Part of the pain is the uncertainty. If someone screams at you, at least the boundaries are clear: that's hostile. But when exclusion or ridicule wears the cloak of normal office mishaps, you start to question your own perception. Am I imagining this? Is it me? The second-guessing becomes its own exhausting job on top of the one you're actually paid to do.
Legal Frameworks That Still Matter
While subtle bullying can slip through cracks in workplace policy, legal frameworks are not entirely toothless. Anti-discrimination laws, for instance, offer recourse if the conduct relates to protected characteristics such as race, gender, age, or disability. Harassment doesn't need to be a dramatic confrontation; it can be cumulative, a steady drip-drip of disrespect that creates a hostile environment.
Occupational health and safety standards also step into this territory. A workplace that tolerates bullying—even of the sneaky variety—can be deemed unsafe. Employers are expected to prevent psychological harm just as much as physical harm. A broken spirit, after all, is no less significant than a broken chair.
And let's not forget whistleblower protections. If you raise concerns and suddenly find yourself iced out of conversations or given the office equivalent of Siberia duty, that may qualify as retaliation, which is very much on the legal radar.
Strategies for Asserting Dignity
First, document. It may feel petty, scribbling down every missed meeting or sly remark, but patterns matter. A single forgotten lunch invitation looks like nothing; twenty in a row looks like intent. Keep a record—dates, times, and specific words. Evidence is both shield and sword if the situation escalates.
Second, address it early, if possible. Sometimes subtle bullying thrives because it hides under the radar.

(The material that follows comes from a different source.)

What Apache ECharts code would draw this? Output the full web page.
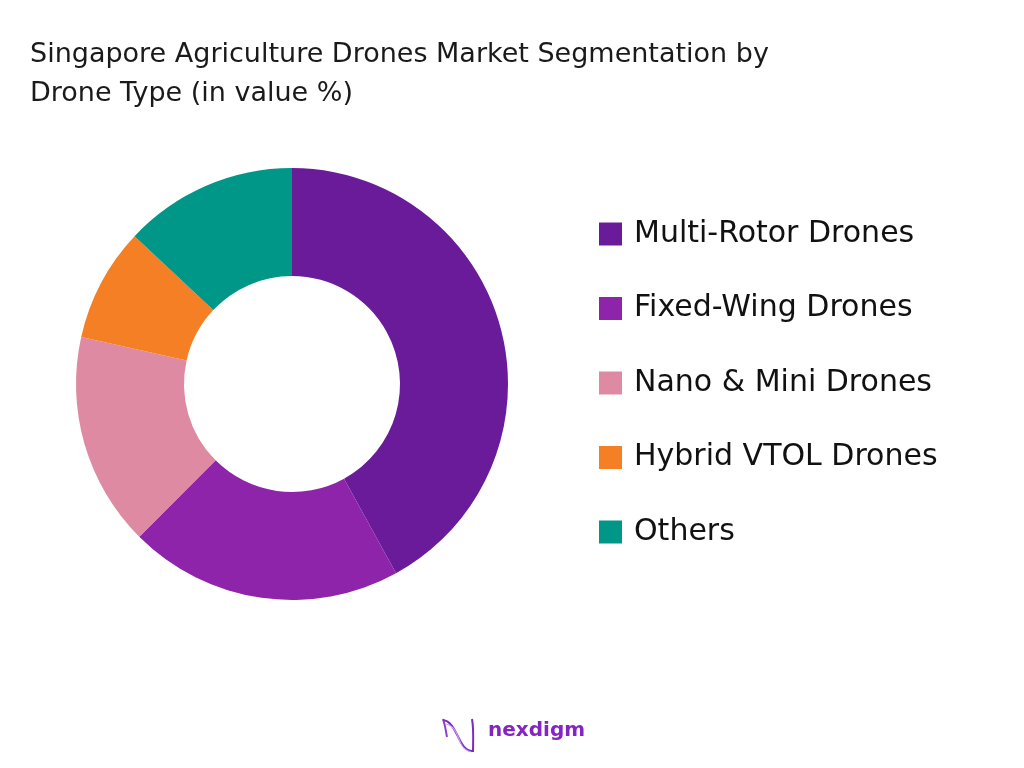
<!DOCTYPE html>
<html>
<head>
<meta charset="utf-8">
<script src="https://cdn.jsdelivr.net/npm/echarts@6/dist/echarts.min.js"></script>
<style>
html,body{margin:0;padding:0;background:#fff;}
#chart{width:1024px;height:768px;}
</style>
</head>
<body>
<div id="chart"></div>
<script>
const titleText = 'Singapore Agriculture Drones Market Segmentation by\nDrone Type (in value %)';
const categories = ['Multi-Rotor Drones', 'Fixed-Wing Drones', 'Nano & Mini Drones', 'Hybrid VTOL Drones', 'Others'];
const values = [42, 20.5, 16, 8.5, 13];
const colors = ['#6a1b9a', '#8e24aa', '#de8aa2', '#f47f24', '#009688'];

const chart = echarts.init(document.getElementById('chart'));
const data = categories.map((name, i) => ({ name: name, value: values[i], itemStyle: { color: colors[i] } }));

chart.setOption({
  backgroundColor: '#ffffff',
  animation: false,
  title: {
    text: titleText,
    left: 30,
    top: 35,
    padding: 0,
    textStyle: {
      fontFamily: 'DejaVu Sans',
      fontSize: 27,
      fontWeight: 'normal',
      color: '#1a1a1a',
      lineHeight: 39
    }
  },
  legend: {
    orient: 'vertical',
    left: 599,
    top: 219,
    padding: 0,
    itemWidth: 23,
    itemHeight: 23,
    itemGap: 44.5,
    icon: 'rect',
    data: categories,
    formatter: function (n) { return '{t|' + n + '}'; },
    textStyle: {
      fontFamily: 'DejaVu Sans',
      fontSize: 30,
      color: '#111111',
      lineHeight: 30,
      rich: {
        t: { fontFamily: 'DejaVu Sans', fontSize: 30, color: '#111111', lineHeight: 30, padding: [0, 0, 0, 7] }
      }
    }
  },
  series: [{
    type: 'pie',
    center: [292, 384],
    radius: [108, 216],
    startAngle: 90,
    clockwise: true,
    label: { show: false },
    labelLine: { show: false },
    emphasis: { disabled: true },
    itemStyle: { borderWidth: 0 },
    data: data
  }],
  graphic: [
    {
      type: 'bezierCurve',
      shape: { x1: 443, y1: 719, cpx1: 446, cpy1: 728, cpx2: 446, cpy2: 733, x2: 447, y2: 737 },
      style: { stroke: '#8a3fd1', lineWidth: 2, fill: null }
    },
    {
      type: 'bezierCurve',
      shape: { x1: 443, y1: 720, cpx1: 458, cpy1: 722, cpx2: 458, cpy2: 752, x2: 473, y2: 751 },
      style: { stroke: '#7b2cbf', lineWidth: 2, fill: null }
    },
    {
      type: 'bezierCurve',
      shape: { x1: 446, y1: 724, cpx1: 462, cpy1: 728, cpx2: 455, cpy2: 748, x2: 471, y2: 752 },
      style: { stroke: '#c9a3ef', lineWidth: 1.2, fill: null }
    },
    {
      type: 'bezierCurve',
      shape: { x1: 472, y1: 719, cpx1: 474, cpy1: 730, cpx2: 473, cpy2: 742, x2: 473, y2: 752 },
      style: { stroke: '#7b2cbf', lineWidth: 2, fill: null }
    },
    {
      type: 'text',
      left: 488,
      top: 721,
      style: {
        text: 'nexdigm',
        fontFamily: 'DejaVu Sans',
        fontWeight: 'bold',
        fontSize: 20,
        fill: '#8424c4'
      }
    }
  ]
});
</script>
</body>
</html>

A calm but firm conversation—"I've noticed I'm not included on project updates, can we fix that?"—can bring the behavior into the light. Even if the culprit feigns innocence, the signal is sent: you're paying attention.
Third, recruit allies. That doesn't mean forming a covert rebellion with banners and armbands. It means finding trusted colleagues who can corroborate your experiences. Witnesses add weight, and camaraderie makes the day feel less like solitary confinement with spreadsheets.
Finally, know when to escalate. HR departments, however imperfect, exist for these scenarios. Frame your complaint clearly, avoid vagueness, and present the impact on your ability to work. If your company is allergic to accountability, outside agencies or legal counsel may be necessary. Sometimes the loudest silence is a lawyer's letterhead landing on a desk.
Shoring Up Your Own Defenses
Of course, waiting for external systems to deliver justice can feel like waiting for a bus that may never arrive. Meanwhile, you need ways to protect your sanity. Mindfulness practices, regular exercise, or even gallows humor shared with a trusted friend can all help defang the daily sting. You are not obliged to carry every dart home and pin it to your bedroom wall.
Remind yourself that subtle bullying says more about the bully than the target. People who rely on whispers, exclusions, and poisoned compliments are often motivated by insecurity, fear, or the sheer joy of being petty. You don't need to internalize their motives as your flaws.
Death by a Thousand Paper Cuts
Workplaces rarely implode from dramatic showdowns. They decay in slow-motion, through the paper cuts of exclusion and ridicule, until morale bleeds away. Recognizing these subtle forms of bullying is the first step to resisting them.
Assert your dignity. Enlist allies. Use the legal levers available. And remember that silence, when weaponized, is not golden—it's corrosive. It takes persistence to answer whispers with clarity, and courage to insist on being treated as more than a convenient target. The hazards may be quiet, but your response doesn't have to be.